Q: What is the state of cybersecurity in Corporate America?
A:
It ranges from fair to good in some sectors such as banking/finance to abysmal in others. The bottom line is: It's not going to be cheap. People think IT is a way of reducing costs and increasing productivity. But IT security is not cheap. Most companies are not paying enough for it. They buy firewalls and an intrusion-detection system and think they're done. But that's just the beginning.

Q: How can government give corporations incentives to invest more in IT security?
A:
I'm not attracted to the idea of giving tax incentives. It's a misuse of the federal budget. Insurance incentives work better. The insurance industry ought to realize, both in directors and officers insurance and business-continuity insurance, they need to have standards and best practices that take into account IT security. We're working with the insurance industry and the internal auditors' association on that.

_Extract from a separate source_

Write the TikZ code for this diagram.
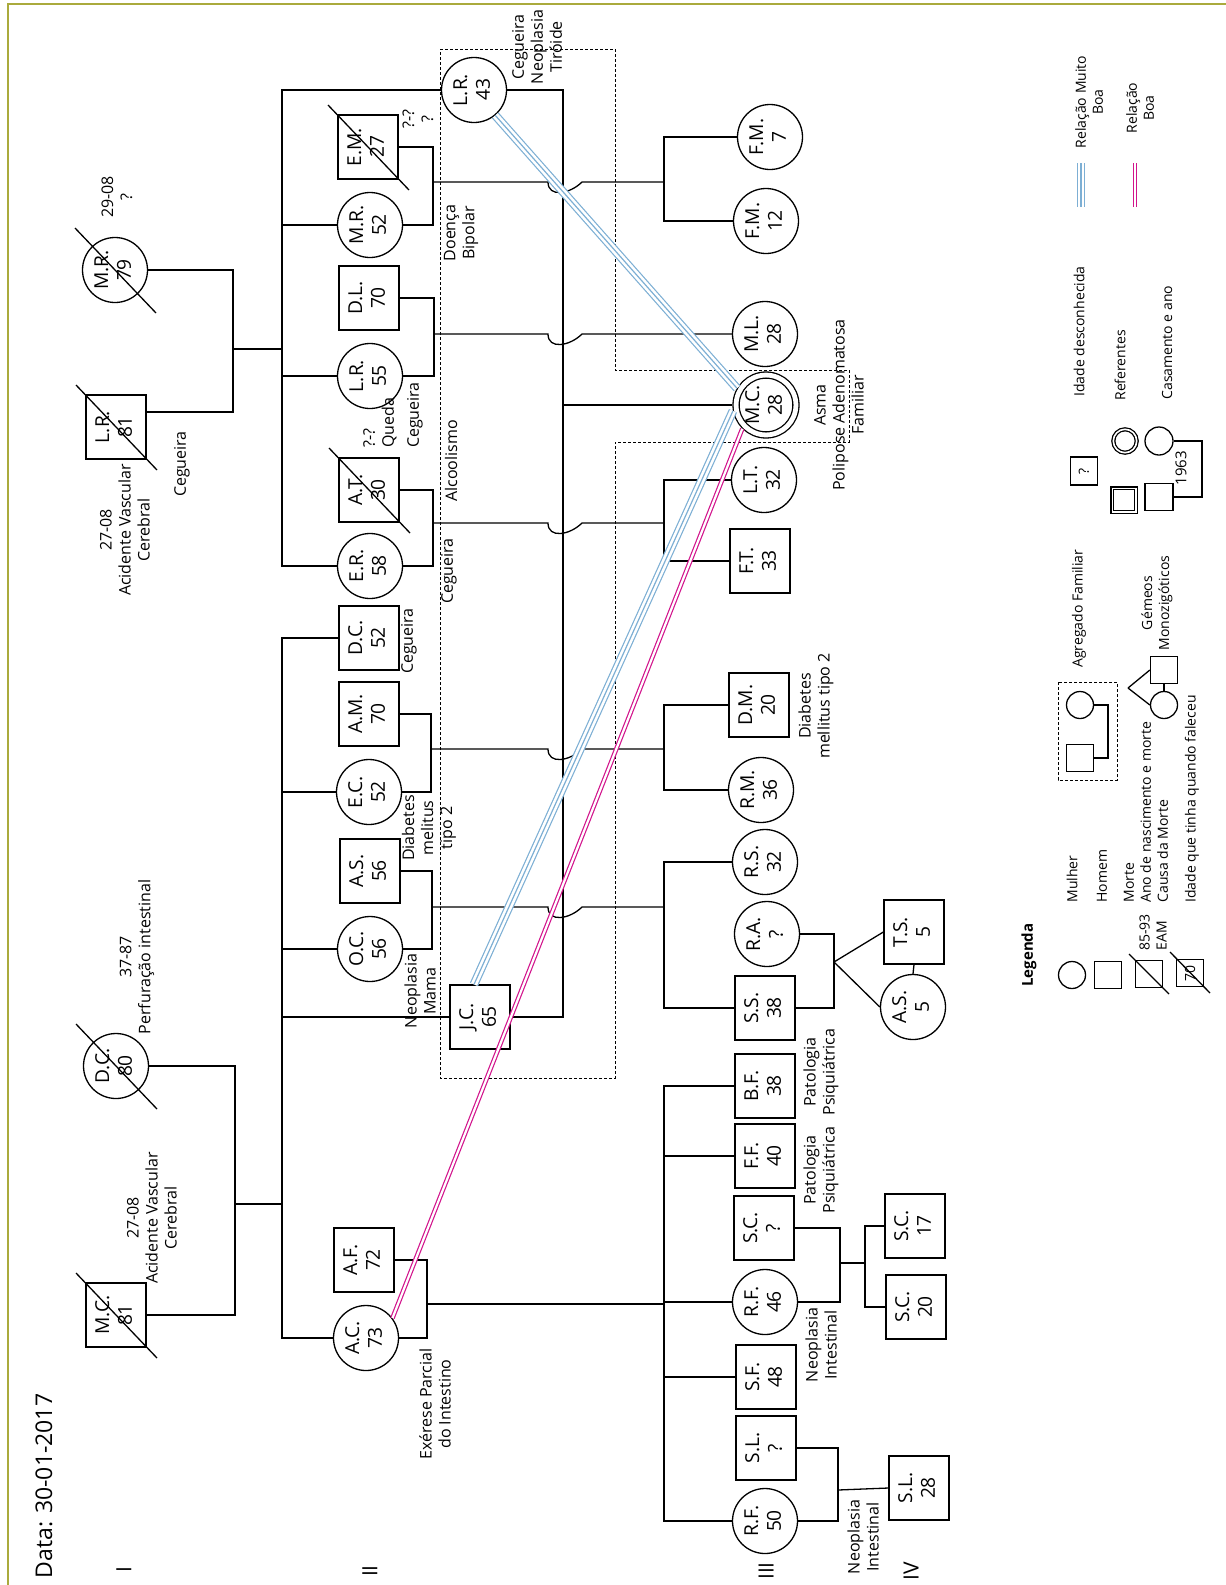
\documentclass[tikz,border=0pt]{standalone}
\usepackage{fontspec}
\setmainfont{Open Sans}
\usepackage{graphicx}
\definecolor{moldura}{RGB}{170,170,60}
\definecolor{azulrel}{RGB}{125,175,212}
\definecolor{rosarel}{RGB}{210,20,140}
\newcommand{\pessoa}[2]{\rotatebox{90}{\begin{tabular}{@{}c@{}}#1\\#2\end{tabular}}}
\newcommand{\falecido}[1]{\draw[linha] (#1.center) ++(-40,-42) -- ++(81,85);}

\begin{document}
\begin{tikzpicture}[x=0.5pt, y=-0.5pt,
    linha/.style={line width=0.65pt},
    mulher/.style={circle, draw, line width=0.65pt, minimum size=32.5pt, inner sep=0pt,
      font=\fontsize{9.6}{11.4}\selectfont},
    homem/.style={rectangle, draw, line width=0.65pt, minimum width=30pt, minimum height=32pt,
      inner sep=0pt, font=\fontsize{9.6}{11.4}\selectfont},
    referente/.style={mulher, double, double distance=2.4pt, minimum size=29pt, outer sep=1.8pt},
    nota/.style={rotate=90, align=center, inner sep=0pt, font=\fontsize{8}{9.5}\selectfont},
    legtxt/.style={rotate=90, align=left, inner sep=0pt, font=\fontsize{7}{8.5}\selectfont},
    geracao/.style={rotate=90, inner sep=0pt, font=\fontsize{10.5}{12}\selectfont},
    agregado/.style={dash pattern=on 1.5pt off 1pt, line width=0.5pt},
    muitoboa/.style={preaction={draw=azulrel, line width=0.6pt, double=white, double distance=3.2pt},
      draw=azulrel, line width=0.6pt},
    boa/.style={draw=rosarel, line width=0.6pt, double=white, double distance=1.1pt},
    salto/.style={insert path={.. controls +(0,16) and +(-12,12) .. ++(34,0)}}]
  \useasboundingbox (0,0) rectangle (1226,1585);
  \draw[moldura, line width=1pt] (8,1585) -- (8,4) -- (1226,4);

  % geracao I
  \node[mulher] (MR79) at (115,270) {\pessoa{M.R.}{79}};
  \node[homem] (LR81) at (116,427) {\pessoa{L.R.}{81}};
  \node[mulher] (DC80) at (116,1066) {\pessoa{D.C.}{80}};
  \node[homem] (MC81) at (116,1315) {\pessoa{M.C.}{81}};
  % geracao II
  \node[mulher] (LR43) at (474,90) {\pessoa{L.R.}{43}};
  \node[homem] (EM27) at (368,147) {\pessoa{E.M.}{27}};
  \node[mulher] (MR52) at (370,225) {\pessoa{M.R.}{52}};
  \node[homem] (DL70) at (369,298) {\pessoa{D.L.}{70}};
  \node[mulher] (LR55) at (370,376) {\pessoa{L.R.}{55}};
  \node[homem] (AT30) at (369,490) {\pessoa{A.T.}{30}};
  \node[mulher] (ER58) at (370,566) {\pessoa{E.R.}{58}};
  \node[homem] (DC52) at (369,638) {\pessoa{D.C.}{52}};
  \node[homem] (AM70) at (369,714) {\pessoa{A.M.}{70}};
  \node[mulher] (EC52) at (369,792) {\pessoa{E.C.}{52}};
  \node[homem] (AS56) at (370,871) {\pessoa{A.S.}{56}};
  \node[mulher] (OC56) at (370,949) {\pessoa{O.C.}{56}};
  \node[homem] (JC65) at (480,1017) {\pessoa{J.C.}{65}};
  \node[homem] (AF72) at (364,1260) {\pessoa{A.F.}{72}};
  \node[mulher] (AC73) at (366,1338) {\pessoa{A.C.}{73}};
  % geracao III
  \node[mulher] (FM7) at (770,137) {\pessoa{F.M.}{7}};
  \node[mulher] (FM12) at (766,221) {\pessoa{F.M.}{12}};
  \node[mulher] (ML28) at (765,334) {\pessoa{M.L.}{28}};
  \node[referente] (MC28) at (766,405) {\pessoa{M.C.}{28}};
  \node[mulher] (LT32) at (764,480) {\pessoa{L.T.}{32}};
  \node[homem] (FT33) at (760,561) {\pessoa{F.T.}{33}};
  \node[homem] (DM20) at (759,705) {\pessoa{D.M.}{20}};
  \node[mulher] (RM36) at (761,790) {\pessoa{R.M.}{36}};
  \node[mulher] (RS32) at (765,862) {\pessoa{R.S.}{32}};
  \node[mulher] (RAq) at (767,934) {\pessoa{R.A.}{?}};
  \node[homem] (SS38) at (765,1008) {\pessoa{S.S.}{38}};
  \node[homem] (BF38) at (765,1086) {\pessoa{B.F.}{38}};
  \node[homem] (FF40) at (765,1156) {\pessoa{F.F.}{40}};
  \node[homem] (SCq) at (764,1228) {\pessoa{S.C.}{?}};
  \node[mulher] (RF46) at (765,1302) {\pessoa{R.F.}{46}};
  \node[homem] (SF48) at (766,1377) {\pessoa{S.F.}{48}};
  \node[homem] (SLq) at (766,1448) {\pessoa{S.L.}{?}};
  \node[mulher] (RF50) at (765,1521) {\pessoa{R.F.}{50}};
  % geracao IV
  \node[homem] (TS5) at (914,932) {\pessoa{T.S.}{5}};
  \node[mulher] (AS5) at (913,1007) {\pessoa{A.S.}{5}};
  \node[homem] (SC17) at (915,1226) {\pessoa{S.C.}{17}};
  \node[homem] (SC20) at (916,1307) {\pessoa{S.C.}{20}};
  \node[homem] (SL28) at (919,1488) {\pessoa{S.L.}{28}};

  \falecido{MR79} \falecido{LR81} \falecido{DC80}
  \falecido{MC81} \falecido{EM27} \falecido{AT30}

  \coordinate (cpI1) at (233,349);
  \coordinate (cpI2) at (235,1204);
  \coordinate (irm2) at (282,0);
  \coordinate (irm3) at (664,0);
  \coordinate (irm4) at (865,0);
  \coordinate (xsalto) at (548,0);
  \coordinate (cpEM) at (433,182);
  \coordinate (cpDL) at (434,334);
  \coordinate (cpAT) at (433,523);
  \coordinate (cpAM) at (431,749);
  \coordinate (cpAS) at (432,907);
  \coordinate (cpAF) at (427,1304);
  \coordinate (cpLJ) at (563,405);
  \coordinate (cpRA) at (834,962);
  \coordinate (cpSC) at (840,1263);
  \coordinate (cpSL) at (838,1490);

  % casais e filhos
  \draw[linha] (MR79.east) -| (cpI1) |- ([yshift=7.5pt]LR81.east);
  \draw[linha] (cpI1) -- (irm2 |- cpI1);
  \draw[linha] (LR43.west) -| (irm2 |- ER58.west) -- (ER58.west);
  \draw[linha] (MR52.west) -- (irm2 |- MR52.west);
  \draw[linha] (LR55.west) -- (irm2 |- LR55.west);
  \draw[linha] (DC80.east) -| (cpI2) |- (MC81.east);
  \draw[linha] (cpI2) -- (irm2 |- cpI2);
  \draw[linha] (DC52.west) -| (irm2 |- AC73.west) -- (AC73.west);
  \draw[linha] (EC52.west) -- (irm2 |- EC52.west);
  \draw[linha] (OC56.west) -- (irm2 |- OC56.west);
  \draw[linha] (JC65.west) -- (irm2 |- JC65.west);

  \draw[linha] (EM27.east) -| (cpEM) |- (MR52.east);
  \draw[linha] (cpEM) -- (xsalto |- cpEM) [salto] -- (irm3 |- cpEM);
  \draw[linha] (FM7.west) -| (irm3 |- FM12.west) -- (FM12.west);
  \draw[linha] (DL70.east) -| (cpDL) |- (LR55.east);
  \draw[linha] (cpDL) -- (xsalto |- cpDL) [salto] -- (ML28.west);
  \draw[linha] (AT30.east) -| (cpAT) |- (ER58.east);
  \draw[linha] (cpAT) -- (xsalto |- cpAT) [salto] -- (irm3 |- cpAT);
  \draw[linha] (LT32.west) -| (irm3 |- FT33.west) -- (FT33.west);
  \draw[linha] (AM70.east) -| (cpAM) |- (EC52.east);
  \draw[linha] (cpAM) -- (xsalto |- cpAM) [salto] -- (irm3 |- cpAM);
  \draw[linha] (DM20.west) -| (irm3 |- RM36.west) -- (RM36.west);
  \draw[linha] (AS56.east) -| (cpAS) |- (OC56.east);
  \draw[linha] (cpAS) -- (xsalto |- cpAS) [salto] -- (irm3 |- cpAS);
  \draw[linha] (RS32.west) -| (irm3 |- SS38.west) -- (SS38.west);
  \draw[linha] (AF72.east) -| (cpAF) |- (AC73.east);
  \draw[linha] (cpAF) -- (irm3 |- cpAF);
  \draw[linha] (BF38.west) -| (irm3 |- RF50.west) -- (RF50.west);
  \draw[linha] (FF40.west) -- (irm3 |- FF40.west);
  \draw[linha] (RF46.west) -- (irm3 |- RF46.west);
  \draw[linha] (SF48.west) -- (irm3 |- SF48.west);
  \draw[linha] (LR43.east) -| (cpLJ) |- (JC65.east);
  \draw[linha] (cpLJ) -- (MC28.west);

  \draw[linha] (RAq.east) -| (cpRA) |- (SS38.east);
  \draw[linha] (cpRA) -- (TS5.west);
  \draw[linha] (cpRA) -- (AS5.west);
  \draw[linha] (TS5.south) -- (AS5.north);
  \draw[linha] (SCq.east) -| (cpSC) |- (RF46.east);
  \draw[linha] (cpSC) -- (irm4 |- cpSC);
  \draw[linha] (SC17.west) -| (irm4 |- SC20.west) -- (SC20.west);
  \draw[linha] (SLq.east) -| (cpSL) |- (RF50.east);
  \draw[linha] (cpSL) -- (SL28.west);

  % agregado familiar
  \draw[agregado] (440,49) -- (615,49) -- (615,370) -- (849,370) -- (849,442)
    -- (615,442) -- (615,1078) -- (440,1078) -- cycle;

  % relacoes
  \draw[muitoboa] (LR43.310) -- (MC28.150);
  \draw[muitoboa] ([xshift=-3pt]JC65.north) -- (MC28.190);
  \draw[boa] (AC73.37) -- (MC28.225);

  % notas
  \node[nota] (nMR79) at (117,197) {29-08\\?};
  \node[nota] (nLR81) at (125,530) {27-08\\Acidente Vascular\\Cerebral};
  \node[nota] (nLR81b) at (182,464) {Cegueira};
  \node[nota] (nDC80) at (137,957) {37-87\\Perfuração intestinal};
  \node[nota] (nMC81) at (152,1218) {27-08\\Acidente Vascular\\Cerebral};
  \node[nota] (nEM27) at (418,119) {?-?\\?};
  \node[nota] (nLR43) at (537,47) {Cegueira\\Neoplasia\\Tiróide};
  \node[nota] (nMR52) at (461,233) {Doença\\Bipolar};
  \node[nota] (nLR55) at (415,415) {Cegueira};
  \node[nota, anchor=west, align=left] (nAT30) at (380,448) {?-?\\Queda};
  \node[nota] (nAT30b) at (451,461) {Alcoolismo};
  \node[nota] (nER58) at (449,571) {Cegueira};
  \node[nota] (nDC52) at (409,641) {Cegueira};
  \node[nota] (nEC52) at (429,828) {Diabetes\\melitus\\tipo 2};
  \node[nota] (nOC56) at (420,991) {Neoplasia\\Mama};
  \node[nota] (nAC73) at (435,1404) {Exérese Parcial\\do Intestino};
  \node[nota] (nMC28) at (839,405) {Asma\\Polipose Adenomatosa\\Familiar};
  \node[nota] (nDM20) at (816,706) {Diabetes\\mellitus tipo 2};
  \node[nota] (nBF38) at (821,1072) {Patologia\\Psiquiátrica};
  \node[nota] (nFF40) at (821,1170) {Patologia\\Psiquiátrica};
  \node[nota] (nRF46) at (821,1345) {Neoplasia\\Intestinal};
  \node[nota] (nRF50) at (863,1537) {Neoplasia\\Intestinal};

  \node[nota, font=\fontsize{11.5}{13}\selectfont] (data) at (44,1486) {Data: 30-01-2017};
  \node[geracao] (gI) at (124,1570) {I};
  \node[geracao] (gII) at (370,1571) {II};
  \node[geracao] (gIII) at (766,1571) {III};
  \node[geracao] (gIV) at (911,1571) {IV};

  % legenda
  \node[legtxt, align=center] (lgMBt) at (1089,102) {Relação Muito\\Boa};
  \coordinate (lgMB1) at (1081,163);
  \coordinate (lgMB2) at (1081,207);
  \draw[muitoboa] (lgMB1) -- (lgMB2);
  \node[legtxt, align=center] (lgBt) at (1140,108) {Relação\\Boa};
  \coordinate (lgB1) at (1135,163);
  \coordinate (lgB2) at (1135,207);
  \draw[boa] (lgB1) -- (lgB2);

  \node[legtxt, anchor=west] (lgIdt) at (1079,397) {Idade desconhecida};
  \node[legtxt, anchor=west] (lgReft) at (1120,401) {Referentes};
  \node[legtxt, anchor=west] (lgCat) at (1167,400) {Casamento e ano};
  \node[homem, minimum width=13.5pt, minimum height=14pt, font=\fontsize{7}{8}\selectfont]
    (lgQ) at (1084,471) {\rotatebox{90}{?}};
  \node[mulher, double, double distance=0.8pt, minimum size=11.7pt] (lgRefM) at (1125,441) {};
  \node[homem, double, double distance=0.8pt, minimum width=11.7pt, minimum height=11.7pt]
    (lgRefH) at (1124,500) {};
  \node[mulher, minimum size=14pt] (lgCM) at (1159,441) {};
  \node[homem, minimum width=14pt, minimum height=13.5pt] (lgCH) at (1159,497) {};
  \coordinate (lgCp) at (1202,468);
  \draw[linha] (lgCM.east) -| (lgCp) |- (lgCH.east);
  \node[legtxt, font=\fontsize{7.5}{9}\selectfont] (lgAno) at (1181,468) {1963};

  \node[legtxt, anchor=west] (lgAgt) at (1079,668) {Agregado Familiar};
  \draw[agregado] (1058,682) rectangle (1117,780);
  \node[mulher, minimum size=13.5pt] (lgAM) at (1080,705) {};
  \node[homem, minimum width=13.5pt, minimum height=13.5pt] (lgAH) at (1080,758) {};
  \coordinate (lgAp) at (1108,731);
  \draw[linha] (lgAM.east) -| (lgAp) |- (lgAH.east);

  \node[legtxt, align=center] (lgGt) at (1157,603) {Gémeos\\Monozigóticos};
  \node[homem, minimum width=13.5pt, minimum height=13.5pt] (lgGH) at (1164,670) {};
  \node[mulher, minimum size=13.5pt] (lgGM) at (1164,705) {};
  \coordinate (lgGp) at (1128,688);
  \draw[linha] (lgGp) -- (lgGH.west);
  \draw[linha] (lgGp) -- (lgGM.west);
  \draw[linha] (lgGH.south) -- (lgGM.north);

  \node[legtxt, font=\bfseries\fontsize{7.5}{9}\selectfont] (lgTit) at (1029,955) {Legenda};
  \node[mulher, minimum size=13.5pt] (lgM) at (1072,975) {};
  \node[legtxt, anchor=west] (lgMt) at (1072,903) {Mulher};
  \node[homem, minimum width=13.5pt, minimum height=13.5pt] (lgH) at (1108,975) {};
  \node[legtxt, anchor=west] (lgHt) at (1102,903) {Homem};
  \node[homem, minimum width=13.5pt, minimum height=13.5pt] (lgMo) at (1149,974) {};
  \draw[linha] (lgMo.center) ++(-20,-20) -- ++(40,40);
  \node[legtxt, anchor=west] (lgMod) at (1153,951) {85-93\\EAM};
  \node[legtxt, anchor=west] (lgMot) at (1146,903) {Morte\\Ano de nascimento e morte\\Causa da Morte};
  \node[homem, minimum width=13.5pt, minimum height=13.5pt, font=\fontsize{7}{8}\selectfont]
    (lgI) at (1190,973) {\rotatebox{90}{70}};
  \draw[linha] (lgI.center) ++(-20,-21) -- ++(40,41);
  \node[legtxt, anchor=west] (lgIt) at (1192,903) {Idade que tinha quando faleceu};
\end{tikzpicture}
\end{document}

Q: You're known as a passionate advocate of cybersecurity. When and how did you get bitten by the bug?
A:
The February, 2000, denial-of-service attacks against eBay, Yahoo!, CNN, and others began to demonstrate not just something directed against individual companies but the national infrastructure itself. I also read intelligence reports every week about foreign countries creating information warfare units and doing surveillance on our networks. I have to assume they have the capability that could do a lot of harm. One day that knowledge can be used by foreign countries or companies or nonstate actors.